Çoğu mesele Milei'nin kabinesinin profesyonelliği çerçevesinde şekillenecek. Buenos Aires'te bir ekonomist olan Lucas Llach şöyle diyor: "Milei hakkında asıl şüphe uyandıran şey ekibinin, özellikle de müstakbel merkez bankası başkanı ve ekonomi bakanının dolarizasyon fikrini benimseyip benimsemediği." Milei'nin bizzat kendisi sık sık ideolojiyi akılcı politikaların önüne koyuyor. Milei, Çin'i "cani" ve Brezilya Devlet Başkanı Lula da Silva'yı ise "komünist" olarak nitelendirdi. Çin ve Brezilya, Arjantin'in başlıca ticaret ortakları ama kendisi ne Xi Jinping ne de Lula ile makamında görüşmeyeceğini söylüyor.
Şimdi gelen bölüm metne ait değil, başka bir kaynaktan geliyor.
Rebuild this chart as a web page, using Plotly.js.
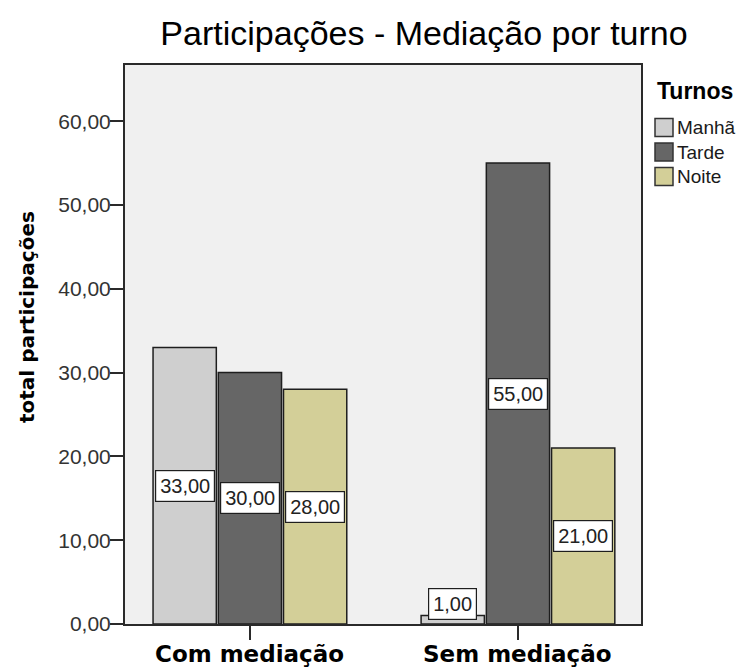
<!DOCTYPE html>
<html>
<head>
<meta charset="utf-8">
<script src="https://cdn.plot.ly/plotly-3.0.1.min.js"></script>
<style>
  html, body { margin: 0; padding: 0; background: #ffffff; }
  #chart { width: 747px; height: 668px; }
</style>
</head>
<body>
<div id="chart"></div>
<script>
// Participações por turno, com e sem mediação
const categories = ['Com mediação', 'Sem mediação'];
const turnos = ['Manhã', 'Tarde', 'Noite'];
const manha = [33, 1];
const tarde = [30, 55];
const noite = [28, 21];
const yTicks = [0, 10, 20, 30, 40, 50, 60];

const seriesValues = [manha, tarde, noite];
const seriesColors = ['#cfcfcf', '#666666', '#d3cf98'];

// plot-area geometry in pixels (used to place the hand-drawn legend and labels)
const W = 747, H = 668;
const M = { l: 125, r: 106, t: 65, b: 44 };
const plotW = W - M.l - M.r;
const plotH = H - M.t - M.b;
const px = x => (x - M.l) / plotW;          // page x -> paper x
const py = y => (H - M.b - y) / plotH;       // page y -> paper y

const BARGAP = 0.27;
const barW = (1 - BARGAP) / turnos.length;

const traces = turnos.map((name, j) => ({
  type: 'bar',
  name: name,
  x: categories,
  y: seriesValues[j],
  marker: { color: seriesColors[j], line: { color: '#1e1e1e', width: 1.5 } },
  hoverinfo: 'none',
  showlegend: false
}));

const fmt = v => v.toFixed(2).replace('.', ',');

// value boxes centred on each bar
const annotations = [];
seriesValues.forEach((vals, j) => {
  vals.forEach((v, i) => {
    const small = v < 4;
    annotations.push({
      xref: 'x', yref: 'y',
      x: i + (j - 1) * barW,
      y: v / 2,
      yanchor: small ? 'bottom' : 'middle',
      text: fmt(v),
      showarrow: false,
      font: { family: 'Liberation Sans, Arial, sans-serif', size: 20, color: '#222222' },
      bgcolor: '#ffffff',
      bordercolor: '#1e1e1e',
      borderwidth: 1.2,
      borderpad: 4
    });
  });
});

// category labels under the ticks
categories.forEach((c, i) => {
  annotations.push({
    xref: 'x', yref: 'paper',
    x: i, y: py(654),
    xanchor: 'center', yanchor: 'middle',
    text: c,
    showarrow: false,
    font: { family: 'DejaVu Sans, sans-serif', size: 23, color: '#000000', weight: 'bold' }
  });
});

// y axis title
annotations.push({
  xref: 'paper', yref: 'paper',
  x: px(27), y: py(317),
  xanchor: 'center', yanchor: 'middle',
  text: 'total participações',
  textangle: -90,
  showarrow: false,
  font: { family: 'DejaVu Sans, sans-serif', size: 20, color: '#000000', weight: 'bold' }
});

// legend
annotations.push({
  xref: 'paper', yref: 'paper',
  x: px(655), y: py(91),
  xanchor: 'left', yanchor: 'middle',
  text: '<b>Turnos</b>',
  showarrow: false,
  font: { family: 'Liberation Sans, Arial, sans-serif', size: 23, color: '#000000' }
});
const shapes = [];
const legendRows = [127.5, 152, 176.5];
turnos.forEach((name, j) => {
  const cy = legendRows[j];
  shapes.push({
    type: 'rect', xref: 'paper', yref: 'paper',
    x0: px(655), x1: px(673), y0: py(cy + 9), y1: py(cy - 9),
    fillcolor: seriesColors[j],
    line: { color: '#333333', width: 1.5 }
  });
  annotations.push({
    xref: 'paper', yref: 'paper',
    x: px(675), y: py(cy),
    xanchor: 'left', yanchor: 'middle',
    text: name,
    showarrow: false,
    font: { family: 'Liberation Sans, Arial, sans-serif', size: 19, color: '#1a1a1a' }
  });
});

const layout = {
  width: W, height: H,
  margin: M,
  paper_bgcolor: '#ffffff',
  plot_bgcolor: '#f0f0f0',
  separators: ',.',
  barmode: 'group',
  bargap: BARGAP,
  bargroupgap: 0.03,
  showlegend: false,
  title: {
    text: 'Participações - Mediação por turno',
    xref: 'paper', x: px(424), xanchor: 'center',
    yref: 'container', y: 1 - 33 / H, yanchor: 'middle',
    font: { family: 'Liberation Sans, Arial, sans-serif', size: 34, color: '#000000' }
  },
  xaxis: {
    type: 'category',
    range: [-0.466, 1.459],
    showline: true, linecolor: '#2a2a2a', linewidth: 2, mirror: true,
    ticks: 'outside', ticklen: 14, tickwidth: 2, tickcolor: '#2a2a2a',
    showticklabels: false,
    showgrid: false, zeroline: false,
    automargin: false
  },
  yaxis: {
    range: [0, 66.7],
    tickvals: yTicks,
    tickformat: '.2f',
    showline: true, linecolor: '#2a2a2a', linewidth: 2, mirror: true,
    ticks: 'outside', ticklen: 13, tickwidth: 2, tickcolor: '#2a2a2a',
    showgrid: false, zeroline: false,
    automargin: false,
    ticklabelstandoff: -5,
    tickfont: { family: 'Liberation Sans, Arial, sans-serif', size: 21, color: '#333333' }
  },
  annotations: annotations,
  shapes: shapes
};

Plotly.newPlot('chart', traces, layout, { staticPlot: true, displayModeBar: false });
</script>
</body>
</html>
Milei’nin önündeki en acil mesele, kabinesini, merkez sağdaki JXC gibi daha köklü hareketlerden teknokratlarla mı yoksa kendi partisinden ideologlarla mı dolduracağına karar vermek. Eğer yanlış bir seçim yaparsa, kendisinden önce gelen ve Peronist olmayan diğer başkanlarla aynı hazin sona uğrama riski yüksek.
Bu yazı, The Economist’de 20 Kasım 2023 tarihinde “Is Argentina’s new president too divisive to fix a broken economy?” başlığıyla yayımlanmıştır. Çeviri yapılırken yazının belirli kısımlarında editoryal düzenleme yapılmıştır.